TASK BRIEF: Omit every picture and return the rest of the data unaltered.

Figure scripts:
--

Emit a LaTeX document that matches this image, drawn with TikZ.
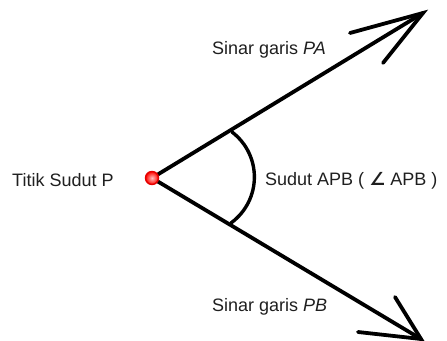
\documentclass[tikz,border=0pt]{standalone}
\usepackage{fontspec}
\setmainfont{Liberation Sans}
\newfontfamily\symfont{DejaVu Sans}
\begin{document}
\begin{tikzpicture}[x=1pt,y=-1pt,
  ray/.style={line width=3.8pt,line cap=round,black},
  lbl/.style={font=\fontsize{18}{21}\selectfont,text=black!88,inner sep=0pt},
  vertex/.style={circle,minimum size=13pt,inner sep=0pt,draw=red!90!black,line width=1.4pt,
    inner color=red!25!white,outer color=red!95!orange}]
  \useasboundingbox (0,0) rectangle (447,340);

  % vertex and ray ends
  \coordinate (tipA) at (423,13);
  \coordinate (tipB) at (421,339);
  \coordinate (barbA1) at (350,33);
  \coordinate (barbA2) at (383,63);
  \coordinate (barbB1) at (395,297);
  \coordinate (barbB2) at (358,332);
  \coordinate (arcA) at (232,132);
  \coordinate (arcB) at (231,223);

  % rays
  \draw[ray] (152,178) -- (tipA);
  \draw[ray] (152,178) -- (tipB);
  \draw[ray] (barbA1) -- (tipA) -- (barbA2);
  \draw[ray] (barbB1) -- (tipB) -- (barbB2);

  % angle arc
  \draw[ray,line width=3.4pt] (arcA) .. controls (262,155) and (262,200) .. (arcB);

  \node[vertex] (P) at (152,178) {};

  % labels
  \node[lbl,anchor=west] (titik) at (12,180) {Titik Sudut P};
  \node[lbl,anchor=west] (pa) at (212,50) {Sinar garis \textit{PA}};
  \node[lbl,anchor=west] (pb) at (212,307) {Sinar garis \textit{PB}};
  \node[lbl,anchor=west] (sudut) at (265,181) {Sudut APB ( {\symfont\bfseries ∠} APB )};
\end{tikzpicture}
\end{document}
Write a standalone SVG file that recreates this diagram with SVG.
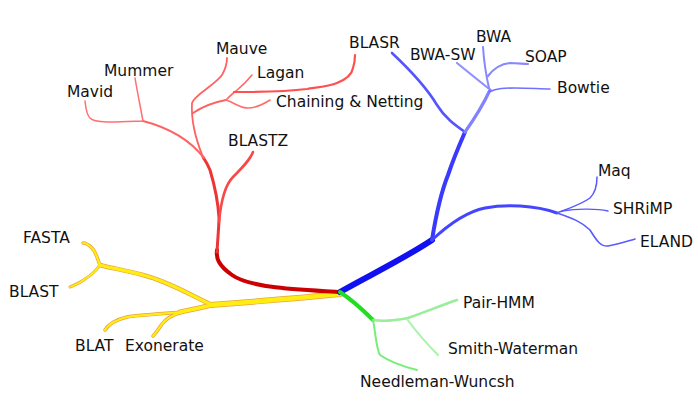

--

SOLUTION TO THE EXERCISE:
Emit a LaTeX document that matches this image, drawn with TikZ.
\documentclass[tikz,border=0pt]{standalone}
\usepackage{fontspec}
\setmainfont{Liberation Sans}
\newfontfamily\symfont{DejaVu Sans}
\begin{document}
\begin{tikzpicture}[x=1pt,y=-1pt,
  ray/.style={line width=3.8pt,line cap=round,black},
  lbl/.style={font=\fontsize{18}{21}\selectfont,text=black!88,inner sep=0pt},
  vertex/.style={circle,minimum size=13pt,inner sep=0pt,draw=red!90!black,line width=1.4pt,
    inner color=red!25!white,outer color=red!95!orange}]
  \useasboundingbox (0,0) rectangle (447,340);

  % vertex and ray ends
  \coordinate (tipA) at (423,13);
  \coordinate (tipB) at (421,339);
  \coordinate (barbA1) at (350,33);
  \coordinate (barbA2) at (383,63);
  \coordinate (barbB1) at (395,297);
  \coordinate (barbB2) at (358,332);
  \coordinate (arcA) at (232,132);
  \coordinate (arcB) at (231,223);

  % rays
  \draw[ray] (152,178) -- (tipA);
  \draw[ray] (152,178) -- (tipB);
  \draw[ray] (barbA1) -- (tipA) -- (barbA2);
  \draw[ray] (barbB1) -- (tipB) -- (barbB2);

  % angle arc
  \draw[ray,line width=3.4pt] (arcA) .. controls (262,155) and (262,200) .. (arcB);

  \node[vertex] (P) at (152,178) {};

  % labels
  \node[lbl,anchor=west] (titik) at (12,180) {Titik Sudut P};
  \node[lbl,anchor=west] (pa) at (212,50) {Sinar garis \textit{PA}};
  \node[lbl,anchor=west] (pb) at (212,307) {Sinar garis \textit{PB}};
  \node[lbl,anchor=west] (sudut) at (265,181) {Sudut APB ( {\symfont\bfseries ∠} APB )};
\end{tikzpicture}
\end{document}
Write a standalone SVG file that recreates this diagram with SVG.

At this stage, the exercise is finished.